Copy exactly the lines from the beginning of the data down to and including the line holding "(17,22) rectangle (1180,772);", without any pictures.

• **Source material**:
┄┄┄┄┄┄┄┄┄┄
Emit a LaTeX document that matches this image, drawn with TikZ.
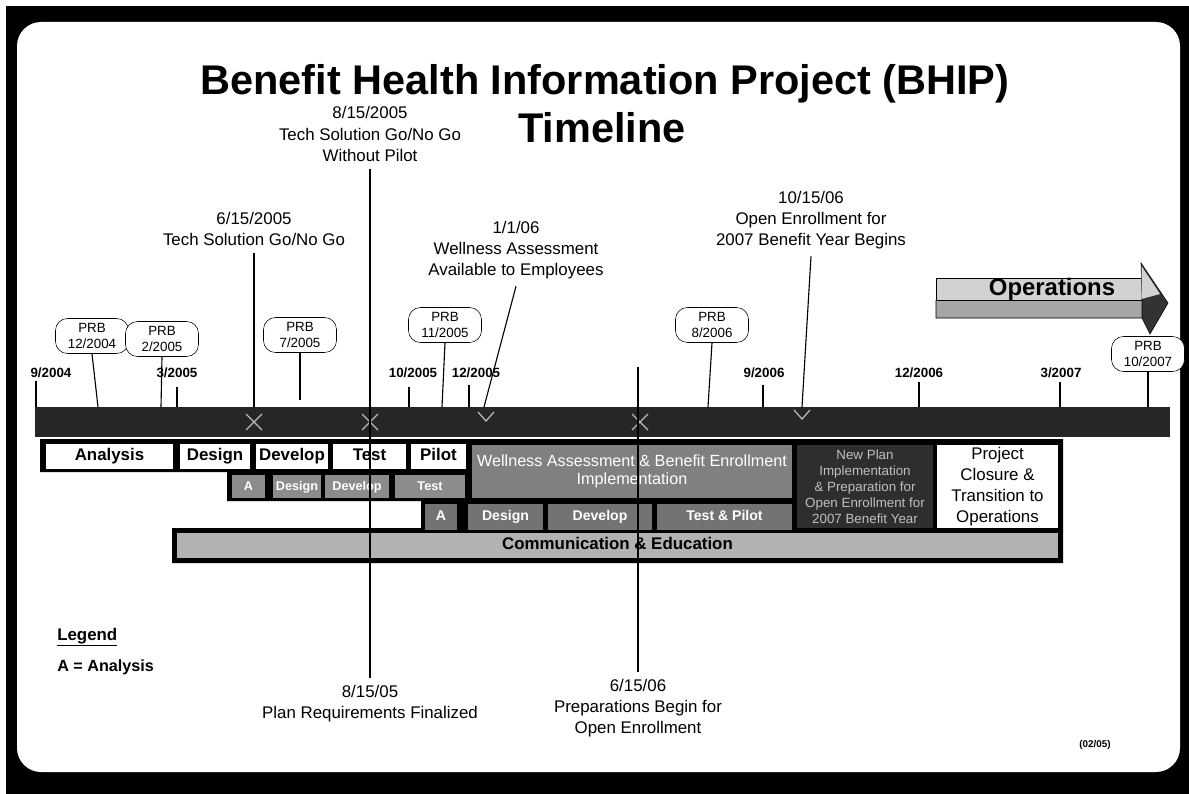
\documentclass[tikz,border=0pt]{standalone}
\usepackage{fontspec}
\setmainfont{Liberation Sans}
\usepackage{xcolor}
\usepackage{tikz}

\tikzset{
  milestone/.style={align=center,font=\fontsize{12}{15}\selectfont,inner sep=5pt},
  prb/.style={draw,fill=white,rounded corners=0.3cm,align=center,inner sep=1pt,
    minimum width=1.825cm,minimum height=0.875cm,font=\fontsize{9.5}{11.3}\selectfont},
  datelbl/.style={font=\fontsize{9.5}{11}\selectfont\bfseries,inner sep=1pt},
  tick/.style={line width=2pt},
  leader/.style={line width=0.8pt},
  xmark/.style={gray!55,line width=0.9pt},
  phase/.style={fill=white,inner sep=0pt,minimum height=0.625cm,
    text height=0.72em,text depth=0.2em,
    font=\fontsize{12}{14}\selectfont\bfseries},
  subphase/.style={fill=black!45,text=white,inner sep=0pt,minimum height=0.575cm,
    text height=0.72em,text depth=0.2em,
    font=\fontsize{9}{10}\selectfont\bfseries},
  lowphase/.style={fill=black!55,text=white,inner sep=0pt,minimum height=0.65cm,
    text height=0.72em,text depth=0.2em,
    font=\fontsize{10}{11}\selectfont\bfseries}
}

\begin{document}
\begin{tikzpicture}[x=0.025cm,y=-0.025cm]
  \useasboundingbox (0,0) rectangle (1189,794);
  % frame
  \fill[black] (6,6) rectangle (1189,794);
  \fill[white,rounded corners=0.6cm] (17,22) rectangle (1180,772);

  % title
  \node[anchor=base,font=\fontsize{29.5}{34}\selectfont\bfseries] (title) at (605,95)
    {Benefit Health Information Project (BHIP)};
  \node[anchor=base,font=\fontsize{29.5}{34}\selectfont\bfseries] (timeline) at (602,143)
    {Timeline};

  % timeline bar and phase rows
  \node[fill=black!85,inner sep=0pt,minimum width=28.375cm,minimum height=0.75cm]
    (bar) at (602.5,422) {};
  \fill[black] (40,439) -- (1063,439) -- (1063,563) -- (172,563) -- (172,528)
    -- (421,528) -- (421,501) -- (227,501) -- (227,472) -- (40,472) -- cycle;

  \node[phase,minimum width=3.175cm] (analysis) at (109.5,456.5) {Analysis};
  \node[phase,minimum width=1.75cm] (design) at (215,456.5) {Design};
  \node[phase,minimum width=1.8cm] (develop) at (292,456.5) {Develop};
  \node[phase,minimum width=1.825cm] (test) at (369.5,456.5) {Test};
  \node[phase,minimum width=1.375cm] (pilot) at (438.5,456.5) {Pilot};
  \node[fill=black!50,text=white,align=center,inner sep=0pt,minimum width=8cm,
    minimum height=1.325cm,font=\fontsize{11.5}{13}\selectfont] (wellimpl) at (632,471.5)
    {Wellness Assessment \& Benefit Enrollment\\Implementation};
  \node[fill=black!82,text=gray!50,align=center,inner sep=0pt,minimum width=3.4cm,
    minimum height=2.075cm,font=\fontsize{9.5}{11.3}\selectfont] (newplan) at (865,486.5)
    {New Plan\\Implementation\\\& Preparation for\\Open Enrollment for\\2007 Benefit Year};
  \node[fill=white,align=center,inner sep=0pt,minimum width=3.025cm,
    minimum height=2.075cm,font=\fontsize{12}{15}\selectfont] (closure) at (997.5,486.5)
    {Project\\Closure \&\\Transition to\\Operations};

  \node[subphase,minimum width=0.825cm] (a2) at (248.5,486.5) {A};
  \node[subphase,minimum width=1.2cm] (design2) at (297,486.5) {Design};
  \node[subphase,minimum width=1.6cm] (develop2) at (357,486.5) {Develop};
  \node[subphase,minimum width=1.75cm] (test2) at (430,486.5) {Test};

  \node[lowphase,minimum width=0.8cm] (a3) at (441,517) {A};
  \node[lowphase,minimum width=1.875cm] (design3) at (505.5,517) {Design};
  \node[lowphase,minimum width=2.6cm] (develop3) at (600,517) {Develop};
  \node[lowphase,minimum width=3.375cm] (test3) at (724.5,517) {Test \& Pilot};

  \node[fill=black!30,inner sep=0pt,minimum width=22.025cm,minimum height=0.625cm,
    text height=0.72em,text depth=0.2em,
    font=\fontsize{12}{14}\selectfont\bfseries] (commed) at (617.5,545.5)
    {Communication \& Education};

  % marks on the bar
  \draw[xmark] (246,414) -- (262,430) (246,430) -- (262,414);
  \draw[xmark] (362,414) -- (378,430) (362,430) -- (378,414);
  \draw[xmark] (632,414) -- (648,430) (632,430) -- (648,414);
  \draw[xmark] (794,410) -- (802,419) -- (810,410);
  \draw[xmark] (478,412) -- (486,421) -- (494,412);

  % dates on the bar
  \node[datelbl] (d0904) at (51,373) {9/2004};
  \node[datelbl] (d0305) at (177,373) {3/2005};
  \node[datelbl] (d1005) at (413,373) {10/2005};
  \node[datelbl] (d1205) at (476,373) {12/2005};
  \node[datelbl] (d0906) at (764,373) {9/2006};
  \node[datelbl] (d1206) at (919,373) {12/2006};
  \node[datelbl] (d0307) at (1061,373) {3/2007};
  \coordinate (k0904) at (36,381);
  \coordinate (k0305) at (177,387);
  \coordinate (k1005) at (409,387);
  \coordinate (k1205) at (469,385);
  \coordinate (k0906) at (763,385);
  \coordinate (k1206) at (919,382);
  \coordinate (k0307) at (1060,382);
  \draw[tick] (k0904) -- (k0904 |- bar.north);
  \draw[tick] (k0305) -- (k0305 |- bar.north);
  \draw[tick] (k1005) -- (k1005 |- bar.north);
  \draw[tick] (k1205) -- (k1205 |- bar.north);
  \draw[tick] (k0906) -- (k0906 |- bar.north);
  \draw[tick] (k1206) -- (k1206 |- bar.north);
  \draw[tick] (k0307) -- (k0307 |- bar.north);

  % PRB reviews
  \node[prb] (prb1204) at (92,336) {PRB\\12/2004};
  \node[prb] (prb0205) at (162,339) {PRB\\2/2005};
  \node[prb] (prb0705) at (300,335) {PRB\\7/2005};
  \node[prb] (prb1105) at (445,325) {PRB\\11/2005};
  \node[prb] (prb0806) at (712,325) {PRB\\8/2006};
  \node[prb] (prb1007) at (1148,354) {PRB\\10/2007};
  \coordinate (m1204) at (98,407);
  \coordinate (m0205) at (161,407);
  \coordinate (m0705) at (300,400);
  \coordinate (m1105) at (442,407);
  \coordinate (m0806) at (708,407);
  \coordinate (m1007) at (1148,407);
  \draw[leader] (prb1204.south) -- (m1204);
  \draw[leader] (prb0205.south) -- (m0205);
  \draw[leader] (prb0705.south) -- (m0705);
  \draw[leader] (prb1105.south) -- (m1105);
  \draw[leader] (prb0806.south) -- (m0806);
  \draw[leader] (prb1007.south) -- (m1007);

  % milestones
  \node[milestone] (nopilot) at (370,134) {8/15/2005\\Tech Solution Go/No Go\\Without Pilot};
  \node[milestone] (planreq) at (370,704) {8/15/05\\Plan Requirements Finalized};
  \node[milestone] (gonogo) at (254,229) {6/15/2005\\Tech Solution Go/No Go};
  \node[milestone] (wellavail) at (516,250) {1/1/06\\Wellness Assessment\\Available to Employees};
  \node[milestone] (openenr) at (811,220) {10/15/06\\Open Enrollment for\\2007 Benefit Year Begins};
  \node[milestone] (prepare) at (638,708) {6/15/06\\Preparations Begin for\\Open Enrollment};
  \coordinate (x0605) at (254,407);
  \coordinate (x0106) at (484,407);
  \coordinate (x1006) at (802,407);
  \coordinate (x0606) at (638,367);
  \draw[leader] (nopilot.south) -- (planreq.north);
  \draw[leader] (gonogo.south) -- (x0605);
  \draw[leader] (wellavail.south) -- (x0106);
  \draw[leader] (openenr.south) -- (x1006);
  \draw[leader] (x0606) -- (prepare.north);

  % operations arrow
  \filldraw[fill=gray!70,draw=black,line width=0.4pt]
    (936,300) -- (1142,300) -- (1146,318) -- (936,318) -- cycle;
  \filldraw[fill=gray!35,draw=black,line width=0.4pt] (936,278) rectangle (1142,300);
  \filldraw[fill=black!80,draw=black,line width=0.4pt]
    (1141,263) -- (1168,303) -- (1150,334) -- (1142,318) -- (1142,300) -- cycle;
  \fill[gray!35] (1141.5,266) -- (1160,294) -- (1141.5,299) -- cycle;
  \node[font=\fontsize{17}{20}\selectfont\bfseries] (ops) at (1052,289) {Operations};

  % legend
  \node[anchor=base west,font=\fontsize{12}{14}\selectfont\bfseries,inner sep=0pt]
    (legend) at (57,640) {\underline{Legend}};
  \node[anchor=base west,font=\fontsize{11.5}{14}\selectfont\bfseries,inner sep=0pt]
    (legenda) at (57,671) {A = Analysis};
  \node[font=\fontsize{7}{8}\selectfont\bfseries] (version) at (1095,745) {(02/05)};
\end{tikzpicture}
\end{document}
┄┄┄┄┄┄┄┄┄┄
• **The output**:
Emit a LaTeX document that matches this image, drawn with TikZ.
\documentclass[tikz,border=0pt]{standalone}
\usepackage{fontspec}
\setmainfont{Liberation Sans}
\usepackage{xcolor}
\usepackage{tikz}

\tikzset{
  milestone/.style={align=center,font=\fontsize{12}{15}\selectfont,inner sep=5pt},
  prb/.style={draw,fill=white,rounded corners=0.3cm,align=center,inner sep=1pt,
    minimum width=1.825cm,minimum height=0.875cm,font=\fontsize{9.5}{11.3}\selectfont},
  datelbl/.style={font=\fontsize{9.5}{11}\selectfont\bfseries,inner sep=1pt},
  tick/.style={line width=2pt},
  leader/.style={line width=0.8pt},
  xmark/.style={gray!55,line width=0.9pt},
  phase/.style={fill=white,inner sep=0pt,minimum height=0.625cm,
    text height=0.72em,text depth=0.2em,
    font=\fontsize{12}{14}\selectfont\bfseries},
  subphase/.style={fill=black!45,text=white,inner sep=0pt,minimum height=0.575cm,
    text height=0.72em,text depth=0.2em,
    font=\fontsize{9}{10}\selectfont\bfseries},
  lowphase/.style={fill=black!55,text=white,inner sep=0pt,minimum height=0.65cm,
    text height=0.72em,text depth=0.2em,
    font=\fontsize{10}{11}\selectfont\bfseries}
}

\begin{document}
\begin{tikzpicture}[x=0.025cm,y=-0.025cm]
  \useasboundingbox (0,0) rectangle (1189,794);
  % frame
  \fill[black] (6,6) rectangle (1189,794);
  \fill[white,rounded corners=0.6cm] (17,22) rectangle (1180,772);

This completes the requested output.